**What is asked:**
Reproduce the top of the data verbatim, through and including the line that contains "const revenueEstY = [204, 205, 206, 207, 204.5, 199.5];".

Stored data
══════

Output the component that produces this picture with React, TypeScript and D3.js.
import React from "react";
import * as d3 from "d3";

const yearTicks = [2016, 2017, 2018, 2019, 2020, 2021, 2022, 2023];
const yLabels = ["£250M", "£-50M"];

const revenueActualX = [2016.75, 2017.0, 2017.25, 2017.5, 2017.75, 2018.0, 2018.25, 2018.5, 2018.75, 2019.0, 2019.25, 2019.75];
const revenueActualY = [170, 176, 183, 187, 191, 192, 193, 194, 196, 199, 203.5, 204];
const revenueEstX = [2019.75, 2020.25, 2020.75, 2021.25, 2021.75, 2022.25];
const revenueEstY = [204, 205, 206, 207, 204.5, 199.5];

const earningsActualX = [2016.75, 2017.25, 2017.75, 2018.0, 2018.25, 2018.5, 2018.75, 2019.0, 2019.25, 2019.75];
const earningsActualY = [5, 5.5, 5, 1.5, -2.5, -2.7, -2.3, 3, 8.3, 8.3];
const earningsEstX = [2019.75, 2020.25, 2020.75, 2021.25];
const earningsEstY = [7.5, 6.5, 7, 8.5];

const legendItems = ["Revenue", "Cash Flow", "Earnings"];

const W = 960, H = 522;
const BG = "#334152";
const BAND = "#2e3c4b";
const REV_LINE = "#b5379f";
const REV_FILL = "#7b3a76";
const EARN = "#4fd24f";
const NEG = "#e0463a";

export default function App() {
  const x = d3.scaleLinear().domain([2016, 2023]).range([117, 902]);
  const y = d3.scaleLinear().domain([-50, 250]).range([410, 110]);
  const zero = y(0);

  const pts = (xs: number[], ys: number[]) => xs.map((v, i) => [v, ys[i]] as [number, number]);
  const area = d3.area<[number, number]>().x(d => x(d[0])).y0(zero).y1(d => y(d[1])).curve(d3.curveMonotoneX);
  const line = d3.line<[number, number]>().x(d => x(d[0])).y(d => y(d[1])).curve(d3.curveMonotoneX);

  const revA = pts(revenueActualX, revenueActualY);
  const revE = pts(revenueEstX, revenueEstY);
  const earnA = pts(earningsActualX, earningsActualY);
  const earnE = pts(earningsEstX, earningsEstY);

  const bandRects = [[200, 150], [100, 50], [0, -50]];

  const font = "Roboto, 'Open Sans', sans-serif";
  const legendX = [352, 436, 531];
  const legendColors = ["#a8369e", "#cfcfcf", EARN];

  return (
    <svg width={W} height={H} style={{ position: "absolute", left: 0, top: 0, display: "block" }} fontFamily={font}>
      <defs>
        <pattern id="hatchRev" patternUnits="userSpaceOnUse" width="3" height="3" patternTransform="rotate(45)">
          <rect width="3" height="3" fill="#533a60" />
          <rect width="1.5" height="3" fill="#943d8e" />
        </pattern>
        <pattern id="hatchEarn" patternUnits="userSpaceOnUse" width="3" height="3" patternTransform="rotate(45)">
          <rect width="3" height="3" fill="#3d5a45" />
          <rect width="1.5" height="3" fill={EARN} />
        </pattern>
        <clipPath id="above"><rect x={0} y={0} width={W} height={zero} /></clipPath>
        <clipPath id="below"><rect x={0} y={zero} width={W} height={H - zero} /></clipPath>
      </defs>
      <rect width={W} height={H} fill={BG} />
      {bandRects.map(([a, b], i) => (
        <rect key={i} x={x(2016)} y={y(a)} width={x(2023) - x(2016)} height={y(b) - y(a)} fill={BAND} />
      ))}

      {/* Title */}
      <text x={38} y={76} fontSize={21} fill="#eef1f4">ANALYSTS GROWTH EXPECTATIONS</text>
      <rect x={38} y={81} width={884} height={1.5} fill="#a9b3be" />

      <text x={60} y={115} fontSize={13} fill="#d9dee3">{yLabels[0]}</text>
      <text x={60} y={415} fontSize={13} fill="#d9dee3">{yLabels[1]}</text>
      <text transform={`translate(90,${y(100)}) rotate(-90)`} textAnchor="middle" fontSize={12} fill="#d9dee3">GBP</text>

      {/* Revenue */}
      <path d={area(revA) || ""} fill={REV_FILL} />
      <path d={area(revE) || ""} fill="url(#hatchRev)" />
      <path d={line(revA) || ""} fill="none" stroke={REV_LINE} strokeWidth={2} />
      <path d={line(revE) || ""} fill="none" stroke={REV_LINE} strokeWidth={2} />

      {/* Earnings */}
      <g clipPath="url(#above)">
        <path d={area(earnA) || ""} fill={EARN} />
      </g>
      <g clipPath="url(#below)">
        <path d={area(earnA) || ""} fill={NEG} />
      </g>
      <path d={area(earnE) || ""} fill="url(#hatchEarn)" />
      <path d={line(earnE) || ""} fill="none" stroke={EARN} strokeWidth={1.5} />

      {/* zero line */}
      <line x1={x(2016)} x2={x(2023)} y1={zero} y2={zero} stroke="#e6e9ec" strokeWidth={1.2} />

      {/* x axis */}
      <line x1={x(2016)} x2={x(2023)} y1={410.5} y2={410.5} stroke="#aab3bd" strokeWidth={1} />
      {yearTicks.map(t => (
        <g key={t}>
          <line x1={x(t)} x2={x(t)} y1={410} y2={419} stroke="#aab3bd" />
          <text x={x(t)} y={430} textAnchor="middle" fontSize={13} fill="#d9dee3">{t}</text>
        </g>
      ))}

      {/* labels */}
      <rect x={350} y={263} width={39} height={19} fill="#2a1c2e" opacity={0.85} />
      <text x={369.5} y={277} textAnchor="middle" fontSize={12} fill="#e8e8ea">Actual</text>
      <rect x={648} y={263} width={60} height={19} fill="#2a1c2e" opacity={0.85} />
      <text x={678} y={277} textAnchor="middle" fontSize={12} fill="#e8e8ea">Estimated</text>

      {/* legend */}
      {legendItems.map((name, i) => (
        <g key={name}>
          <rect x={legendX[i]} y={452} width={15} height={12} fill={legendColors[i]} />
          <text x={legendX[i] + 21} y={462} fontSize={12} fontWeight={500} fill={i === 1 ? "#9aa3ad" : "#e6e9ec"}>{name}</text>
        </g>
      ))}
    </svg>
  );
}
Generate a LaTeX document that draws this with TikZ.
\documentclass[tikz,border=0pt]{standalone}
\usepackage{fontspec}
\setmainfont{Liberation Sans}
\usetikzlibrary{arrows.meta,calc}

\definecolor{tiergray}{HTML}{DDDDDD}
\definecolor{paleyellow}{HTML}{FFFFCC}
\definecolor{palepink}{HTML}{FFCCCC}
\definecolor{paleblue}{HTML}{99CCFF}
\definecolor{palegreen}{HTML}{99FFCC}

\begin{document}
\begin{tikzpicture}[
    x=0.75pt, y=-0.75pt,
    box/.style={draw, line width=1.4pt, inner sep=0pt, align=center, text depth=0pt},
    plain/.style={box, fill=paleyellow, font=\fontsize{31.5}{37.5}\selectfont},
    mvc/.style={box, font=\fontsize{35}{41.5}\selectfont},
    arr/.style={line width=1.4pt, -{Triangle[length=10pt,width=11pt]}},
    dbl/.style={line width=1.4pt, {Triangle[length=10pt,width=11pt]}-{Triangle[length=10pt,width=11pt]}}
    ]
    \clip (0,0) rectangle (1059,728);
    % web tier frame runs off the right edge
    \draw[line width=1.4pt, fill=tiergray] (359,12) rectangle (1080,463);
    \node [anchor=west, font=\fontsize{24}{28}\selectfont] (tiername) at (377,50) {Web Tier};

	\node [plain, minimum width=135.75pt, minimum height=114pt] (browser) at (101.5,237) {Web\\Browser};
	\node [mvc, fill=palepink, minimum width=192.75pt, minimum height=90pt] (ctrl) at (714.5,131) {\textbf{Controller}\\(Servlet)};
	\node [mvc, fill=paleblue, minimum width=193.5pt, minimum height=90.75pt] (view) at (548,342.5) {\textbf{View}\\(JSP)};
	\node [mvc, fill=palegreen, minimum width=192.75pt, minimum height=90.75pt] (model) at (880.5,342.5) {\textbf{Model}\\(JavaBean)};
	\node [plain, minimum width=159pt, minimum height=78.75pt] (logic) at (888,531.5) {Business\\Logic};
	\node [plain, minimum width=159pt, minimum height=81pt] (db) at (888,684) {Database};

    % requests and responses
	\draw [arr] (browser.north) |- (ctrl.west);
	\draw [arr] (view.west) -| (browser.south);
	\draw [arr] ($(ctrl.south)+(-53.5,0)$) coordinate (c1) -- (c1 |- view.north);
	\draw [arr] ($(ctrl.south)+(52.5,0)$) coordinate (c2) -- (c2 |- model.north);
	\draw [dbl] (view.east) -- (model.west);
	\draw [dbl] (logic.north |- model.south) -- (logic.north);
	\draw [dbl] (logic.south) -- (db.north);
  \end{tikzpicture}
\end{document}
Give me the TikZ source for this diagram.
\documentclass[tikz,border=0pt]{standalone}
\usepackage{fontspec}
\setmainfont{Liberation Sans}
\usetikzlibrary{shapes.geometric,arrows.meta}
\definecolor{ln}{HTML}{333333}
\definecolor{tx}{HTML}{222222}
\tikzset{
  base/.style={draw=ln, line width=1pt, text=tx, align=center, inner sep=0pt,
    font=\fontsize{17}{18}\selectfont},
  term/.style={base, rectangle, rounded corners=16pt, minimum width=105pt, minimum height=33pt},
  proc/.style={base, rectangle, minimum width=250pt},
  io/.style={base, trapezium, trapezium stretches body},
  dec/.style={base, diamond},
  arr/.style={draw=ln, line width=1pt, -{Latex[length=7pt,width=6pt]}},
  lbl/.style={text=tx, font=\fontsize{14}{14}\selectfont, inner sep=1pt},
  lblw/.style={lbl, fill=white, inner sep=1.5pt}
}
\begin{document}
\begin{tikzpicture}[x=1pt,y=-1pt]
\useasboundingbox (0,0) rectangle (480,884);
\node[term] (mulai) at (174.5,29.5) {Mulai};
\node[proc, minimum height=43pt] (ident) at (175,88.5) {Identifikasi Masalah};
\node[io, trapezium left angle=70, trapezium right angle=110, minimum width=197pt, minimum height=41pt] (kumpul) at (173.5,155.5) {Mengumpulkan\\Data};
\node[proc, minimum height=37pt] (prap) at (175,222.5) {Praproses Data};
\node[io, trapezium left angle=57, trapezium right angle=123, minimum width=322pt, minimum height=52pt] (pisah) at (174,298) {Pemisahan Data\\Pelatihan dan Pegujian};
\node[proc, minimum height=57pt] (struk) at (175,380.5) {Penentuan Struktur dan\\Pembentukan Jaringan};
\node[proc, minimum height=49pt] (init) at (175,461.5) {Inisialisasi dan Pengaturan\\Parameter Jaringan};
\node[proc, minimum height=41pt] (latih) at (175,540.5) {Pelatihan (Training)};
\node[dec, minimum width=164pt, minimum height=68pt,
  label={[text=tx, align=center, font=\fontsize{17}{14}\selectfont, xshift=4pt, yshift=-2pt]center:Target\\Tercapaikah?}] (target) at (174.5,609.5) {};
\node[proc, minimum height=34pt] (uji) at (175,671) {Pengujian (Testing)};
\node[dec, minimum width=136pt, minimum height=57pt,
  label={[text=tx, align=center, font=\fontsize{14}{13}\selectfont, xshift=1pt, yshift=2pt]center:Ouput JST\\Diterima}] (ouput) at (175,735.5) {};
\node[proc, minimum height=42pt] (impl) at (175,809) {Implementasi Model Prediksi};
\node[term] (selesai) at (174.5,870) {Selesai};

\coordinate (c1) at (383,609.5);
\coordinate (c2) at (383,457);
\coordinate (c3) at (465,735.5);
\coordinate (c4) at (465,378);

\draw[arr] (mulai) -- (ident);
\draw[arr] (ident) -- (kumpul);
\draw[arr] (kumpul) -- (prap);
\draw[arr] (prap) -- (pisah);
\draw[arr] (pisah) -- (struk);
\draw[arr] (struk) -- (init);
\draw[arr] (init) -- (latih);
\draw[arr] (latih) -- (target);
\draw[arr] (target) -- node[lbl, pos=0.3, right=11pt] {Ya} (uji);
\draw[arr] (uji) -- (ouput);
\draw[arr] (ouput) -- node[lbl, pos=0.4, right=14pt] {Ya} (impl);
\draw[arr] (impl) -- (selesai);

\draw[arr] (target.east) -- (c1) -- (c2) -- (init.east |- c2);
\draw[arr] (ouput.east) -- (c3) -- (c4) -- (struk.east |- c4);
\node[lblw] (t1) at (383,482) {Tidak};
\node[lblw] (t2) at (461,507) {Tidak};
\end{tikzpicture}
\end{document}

══════

**Solution to this exercise:**
Output the component that produces this picture with React, TypeScript and D3.js.
import React from "react";
import * as d3 from "d3";

const yearTicks = [2016, 2017, 2018, 2019, 2020, 2021, 2022, 2023];
const yLabels = ["£250M", "£-50M"];

const revenueActualX = [2016.75, 2017.0, 2017.25, 2017.5, 2017.75, 2018.0, 2018.25, 2018.5, 2018.75, 2019.0, 2019.25, 2019.75];
const revenueActualY = [170, 176, 183, 187, 191, 192, 193, 194, 196, 199, 203.5, 204];
const revenueEstX = [2019.75, 2020.25, 2020.75, 2021.25, 2021.75, 2022.25];
const revenueEstY = [204, 205, 206, 207, 204.5, 199.5];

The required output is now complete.